Media backups and workflow

I have a lot of photos and video — the result of several years of enthusiastic DSLR use.

A few months ago I purchased a new NAS box and assembled a new backup scheme. This is a brief overview of how it works and some information about how I made some of the decisions.

My media tree’s “source of truth” is my desktop machine’s data drive — currently a RAID 0 (striped) array of two 2TB disks. I download photos using Downloader Pro into a directory structure like this:

H:\photos\YYYY\YYYY-MM-DD-name\filename.CR2
H:\videos\YYYY\YYYY-MM-DD-name\filename.MTS/AVI

using the download path template:

Directory: h:\{default,{E9},photos}\{Y}\{Y}-{m}-{D}-{J} Filename: {T8}{o}

The first bit is what automatically splits photos into one tree and videos into another tree. The rest uses the year, month, day, original filename and type, and abbreviated camera model to assemble a file path like:

H:\photos\2011\2011-01-28-macro\5D2_MG_7004.CR2

Where “5D2” is the abbreviated name I’ve given to my DSLR. Downloader Pro prompts for this when it sees files from a camera that it’s never seen before (it’s reading the EXIF data). “macro” there is the “job code”, which is something I enter for each download and is just a name to give me some idea what’s in the directory. Usually it’s the name of where or what I was shooting for that outing.

I use Downloader Pro because it gave me the flexibility I wanted to download into the directory structure that was reasonably navigable independent of any management tools.

I use FileBack PC to back both of these trees and the rest of the interesting files on the desktop to a Synology DS-1511+ array which can deal with one disk failure without losing data and has ample room for growth. That in turn backs itself up to an external 3TB USB disk every morning. Periodically I plug one of a rotating set of drives into a machine or the NAS and sync everything to that disk and bring it off-site.

Currently the photo+video tree totals about 1TB and all of the data together is around 1.5TB which means it still comfortably fits onto inexpensive 2TB USB disks for the off-site rotation.

Some data I keep on the NAS but don’t back up — things that are easily replicated but are merely convenient to have locally such as ISOs for Ubuntu v.current.

I’ve gone through a few backup targets since I started downloading into this tree and using FileBack PC to back things up.
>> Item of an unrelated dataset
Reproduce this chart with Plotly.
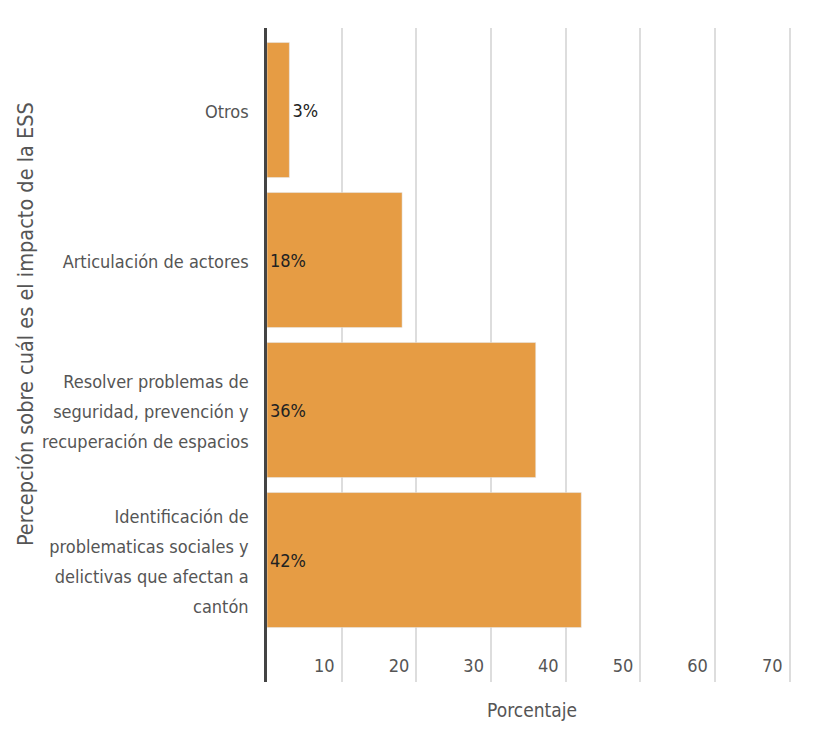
import plotly.graph_objects as go

categories = [
    "Identificación de<br>problematicas sociales y<br>delictivas que afectan a<br>cantón",
    "Resolver problemas de<br>seguridad, prevención y<br>recuperación de espacios",
    "Articulación de actores",
    "Otros",
]
values = [42.1, 36.0, 18.1, 3.0]
labels = ["42%", "36%", "18%", "3%"]
tick_vals = [10, 20, 30, 40, 50, 60, 70]

FONT = "DejaVu Sans Condensed, Liberation Sans Narrow, Roboto, sans-serif"
TXT = "#555555"

def wrap(lbl):
    return "<br>".join(f'<span style="font-size:18px">{p}</span>' for p in lbl.split("<br>"))

cat_ticks = [wrap(c) for c in categories]

fig = go.Figure(go.Bar(
    x=values,
    y=categories,
    orientation="h",
    text=labels,
    textposition="auto",
    insidetextanchor="start",
    insidetextfont=dict(family=FONT, size=18, color="#222222"),
    outsidetextfont=dict(family=FONT, size=18, color="#222222"),
    marker=dict(color="#E69C44"),
    cliponaxis=False,
    hoverinfo="skip",
))

fig.update_layout(
    width=818, height=746,
    margin=dict(l=259, r=29, t=20, b=72),
    paper_bgcolor="white", plot_bgcolor="white",
    bargap=0.1,
    showlegend=False,
    font=dict(family=FONT, color=TXT),
    annotations=[dict(
        text="Percepción sobre cuál es el impacto de la ESS",
        xref="paper", yref="paper", x=-0.457, y=0.547,
        xanchor="center", yanchor="middle", textangle=-90,
        showarrow=False, font=dict(family=FONT, size=21.5, color=TXT),
    )],
)

fig.update_xaxes(
    range=[0, 71],
    tickvals=tick_vals,
    ticklabelposition="inside left",
    ticklabelshift=-7,
    tickfont=dict(family=FONT, size=18, color=TXT),
    showgrid=True, gridcolor="#dddddd", gridwidth=1.5,
    zeroline=False, showline=False,
    title=dict(text="Porcentaje", font=dict(family=FONT, size=19, color=TXT), standoff=28),
)

fig.update_yaxes(
    type="category",
    categoryorder="array", categoryarray=categories,
    tickmode="array", tickvals=categories, ticktext=cat_ticks,
    range=[-0.813, 3.547],
    tickfont=dict(family=FONT, size=23, color=TXT),
    showline=True, linecolor="#444444", linewidth=2.5,
    showgrid=False, zeroline=False,
    ticks="", ticklabelstandoff=11,
)

fig.write_html("out.html")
In that time I’ve had one catastrophic disk failure and restored successfully from the then-current backup target (an NSLU2 and USB disk).

I periodically (once a month or so, I need to automate this) run an md5sum on all of the files on the NAS, source-of-truth disk, and USB backup target and verify that the things I expect to match across those (…all of the data files…) do in fact still match. I haven’t yet caught a discrepancy here (and don’t really expect to given the total size of my data and probability of uncorrected, uncaught disk errors) but I have detected developing disk failures by exercising all the bytes and hearing/seeing the attempts to correct bad sectors. I replace disks if they give any signs of failing or after a couple of years.
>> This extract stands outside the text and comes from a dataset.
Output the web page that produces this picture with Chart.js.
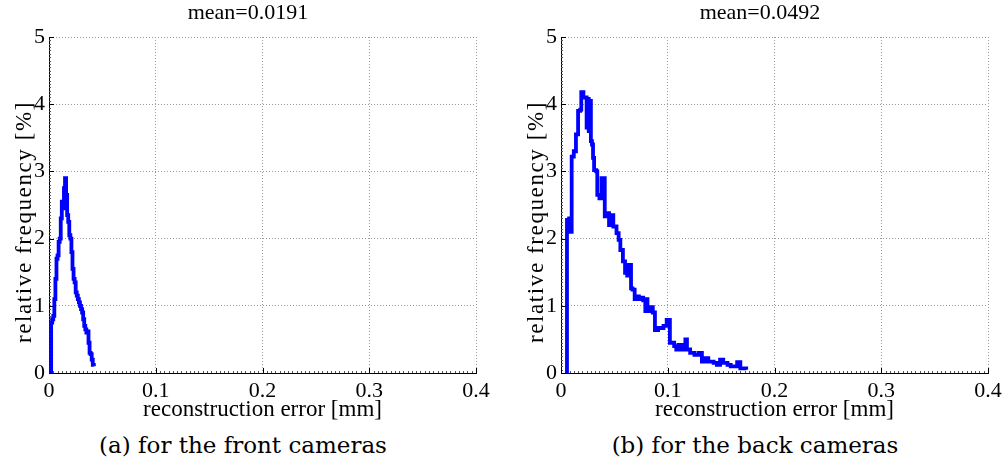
<!DOCTYPE html>
<html>
<head>
<meta charset="utf-8">
<script src="https://cdn.jsdelivr.net/npm/chart.js@4/dist/chart.umd.min.js"></script>
<style>
  body { margin: 0; background: #fff; width: 1008px; height: 471px; position: relative; overflow: hidden; }
  .panel { position: absolute; top: 0; width: 512px; height: 421px; }
  .caption { position: absolute; top: 432px; width: 486px; text-align: center;
             font-family: "DejaVu Serif", serif; font-size: 23px; color: #000; }
</style>
</head>
<body>
<div class="panel" style="left:0"><canvas id="front" width="512" height="421"></canvas></div>
<div class="panel" style="left:512px"><canvas id="back" width="512" height="421"></canvas></div>
<div class="caption" style="left:0">(a) for the front cameras</div>
<div class="caption" style="left:512px">(b) for the back cameras</div>
<script>
// histogram of reconstruction error, front cameras (bin left edge, % of points)
const frontX = [0.002, 0.002, 0.003, 0.004, 0.005, 0.006, 0.007, 0.008, 0.009, 0.010,
  0.011, 0.012, 0.013, 0.014, 0.015, 0.016, 0.017, 0.018, 0.019, 0.020,
  0.021, 0.022, 0.023, 0.024, 0.025, 0.026, 0.027, 0.028, 0.029, 0.030,
  0.031, 0.032, 0.033, 0.034, 0.035, 0.036, 0.037, 0.038, 0.039, 0.040, 0.041, 0.042];
const frontY = [0, 0.75, 0.80, 0.85, 1.10, 1.40, 1.70, 1.75, 1.95, 2.00,
  2.30, 2.55, 2.45, 2.75, 2.90, 2.65, 2.35, 2.25, 2.05, 2.00,
  1.80, 1.55, 1.40, 1.35, 1.20, 1.15, 1.10, 1.05, 1.00, 0.95,
  0.90, 0.80, 0.70, 0.65, 0.60, 0.62, 0.45, 0.30, 0.28, 0.20, 0.12, 0.10];

// same for the back cameras
const backX = [0.0056, 0.0056, 0.0066, 0.0076, 0.0086, 0.0100, 0.0120, 0.0140, 0.0160, 0.0180,
  0.0190, 0.0210, 0.0240, 0.0250, 0.0260, 0.0270, 0.0280, 0.0290, 0.0300, 0.0310,
  0.0330, 0.0340, 0.0360, 0.0380, 0.0410, 0.0430, 0.0450, 0.0470, 0.0490, 0.0520,
  0.0540, 0.0556, 0.0580, 0.0600, 0.0620, 0.0634, 0.0656, 0.0670, 0.0690, 0.0710,
  0.0730, 0.0750, 0.0770, 0.0790, 0.0800, 0.0810, 0.0840, 0.0860, 0.0880, 0.0910,
  0.0960, 0.0990, 0.1020, 0.1060, 0.1080, 0.1100, 0.1130, 0.1165, 0.1180, 0.1210,
  0.1250, 0.1290, 0.1320, 0.1350, 0.1380, 0.1430, 0.1460, 0.1490, 0.1520, 0.1560,
  0.1590, 0.1650, 0.1680, 0.1735];
const backY = [0, 2.28, 2.10, 2.30, 2.10, 3.22, 3.30, 3.55, 3.90, 3.92,
  4.18, 4.10, 3.65, 4.08, 3.60, 4.05, 3.45, 3.40, 3.20, 3.02,
  3.00, 2.65, 2.60, 2.90, 2.33, 2.38, 2.20, 2.35, 2.18, 2.08,
  1.98, 1.83, 1.66, 1.49, 1.45, 1.61, 1.26, 1.24, 1.10, 1.14,
  1.10, 1.12, 1.08, 0.92, 1.10, 0.92, 0.98, 0.90, 0.64, 0.67,
  0.70, 0.79, 0.45, 0.40, 0.35, 0.42, 0.35, 0.50, 0.35, 0.30,
  0.27, 0.30, 0.17, 0.22, 0.17, 0.15, 0.12, 0.20, 0.15, 0.12,
  0.10, 0.16, 0.07, 0.05];

const xTicks = [0, 0.1, 0.2, 0.3, 0.4];
const xTickLabels = ['0', '0.1', '0.2', '0.3', '0.4'];
const yTicks = [0, 1, 2, 3, 4, 5];
const yTickLabels = ['0', '1', '2', '3', '4', '5'];

const serif = '"Liberation Serif", "Times New Roman", serif';

// matlab style: inward major ticks, dense minor ticks, rotated y label
const axisDecor = {
  id: 'axisDecor',
  beforeDatasetsDraw(chart, args, opts) {
    const ctx = chart.ctx, a = chart.chartArea;
    const sx = chart.scales.x, sy = chart.scales.y;
    ctx.save();
    ctx.lineWidth = 1;
    ctx.strokeStyle = '#555';
    ctx.beginPath();
    for (let i = 1; i < 100; i++) {
      const px = Math.round(sx.getPixelForValue(i * 0.004)) + 0.5;
      ctx.moveTo(px, a.bottom); ctx.lineTo(px, a.bottom - 2);
    }
    for (let i = 1; i < 100; i++) {
      const py = Math.round(sy.getPixelForValue(i * 0.05)) + 0.5;
      ctx.moveTo(a.left, py); ctx.lineTo(a.left + 2, py);
    }
    ctx.stroke();
    ctx.strokeStyle = '#000';
    ctx.beginPath();
    xTicks.forEach(v => {
      const px = Math.round(sx.getPixelForValue(v)) + 0.5;
      ctx.moveTo(px, a.bottom); ctx.lineTo(px, a.bottom - 5);
    });
    yTicks.forEach(v => {
      const py = Math.round(sy.getPixelForValue(v)) + 0.5;
      ctx.moveTo(a.left, py); ctx.lineTo(a.left + 5, py);
    });
    ctx.stroke();
    ctx.restore();
  },
  afterDraw(chart, args, opts) {
    const ctx = chart.ctx;
    ctx.save();
    ctx.translate(opts.x, opts.y);
    ctx.rotate(-Math.PI / 2);
    ctx.font = '23px ' + serif;
    ctx.letterSpacing = '1.6px';
    ctx.fillStyle = '#000';
    ctx.textAlign = 'center';
    ctx.textBaseline = 'middle';
    ctx.fillText(opts.text, 0, 0);
    ctx.restore();
  }
};

function makeChart(id, xs, ys, title) {
  const ctx = document.getElementById(id).getContext('2d');
  return new Chart(ctx, {
    type: 'line',
    data: {
      datasets: [{
        data: xs.map((x, i) => ({ x: x, y: ys[i] })),
        borderColor: 'rgb(0, 0, 255)',
        borderWidth: 3.8,
        pointRadius: 0,
        stepped: 'before',
        fill: false
      }]
    },
    plugins: [axisDecor],
    options: {
      responsive: false,
      animation: false,
      layout: { padding: { left: 20, right: 36, top: 0, bottom: 0 } },
      plugins: {
        legend: { display: false },
        tooltip: { enabled: false },
        title: {
          display: true,
          text: title,
          color: '#000',
          font: { family: serif, size: 22, weight: 'normal' },
          padding: { top: 0, bottom: 10.6 }
        },
        axisDecor: { text: 'relative frequency [%]', x: 25, y: 222 }
      },
      scales: {
        x: {
          type: 'linear',
          min: 0,
          max: 0.4,
          afterBuildTicks: s => { s.ticks = xTicks.map(v => ({ value: v })); },
          afterFit: s => { s.height = 48; },
          ticks: {
            color: '#000',
            padding: 5,
            maxRotation: 0,
            font: { family: serif, size: 22 },
            callback: (v, i) => xTickLabels[i]
          },
          grid: { color: '#999', drawTicks: false },
          border: { color: '#000', width: 1, dash: [1, 2] },
          title: {
            display: true,
            text: 'reconstruction error [mm]',
            color: '#000',
            font: { family: serif, size: 23 },
            padding: { top: 0, bottom: -2.5 }
          }
        },
        y: {
          min: 0,
          max: 5,
          afterBuildTicks: s => { s.ticks = yTicks.map(v => ({ value: v })); },
          afterFit: s => { s.width = 29; },
          ticks: {
            color: '#000',
            padding: 4,
            font: { family: serif, size: 22 },
            callback: (v, i) => yTickLabels[i]
          },
          grid: { color: '#999', drawTicks: false },
          border: { color: '#000', width: 1, dash: [1, 2] }
        }
      }
    }
  });
}

window.addEventListener('load', () => {
  makeChart('front', frontX, frontY, 'mean=0.0191');
  makeChart('back', backX, backY, 'mean=0.0492');
});
</script>
</body>
</html>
I have a single Lightroom 3 catalog into which I’ve imported all of the photos (~42000 as of this writing) and (for many) assigned keywords and ratings so I can search for images.

The usual workflow now is to download the new batch of photos, import them into Lightroom, and make a pass or two over them giving them ratings from 1 to 5 stars. From there depending on the sort of outing it was I share the “selected” photos directly from Lightroom. I use Jeffrey Friedl’s plugins to export to the places I share photos.

Sometimes I run the phone’s GPS during an outing so I can geotag the photos although I haven’t yet done much to take advantage of this data.

I’ve been revamping my keyword tree now that I have some more experience using Lightroom and may make a future post about that. The summary version is “group keywords into a tree” like “animal > dog > breed > particular-dog (when applicable)” or “location > CA > San Francisco > Golden Gate Park” and arrange so when I export the photo all the higher level keywords get exported along with the details. This is just to speed keyword entry and ensure I’m using consistent names. Some keywords are not exported and I use only to search within Lightroom.

I don’t yet have a very good story for managing video clips or projects.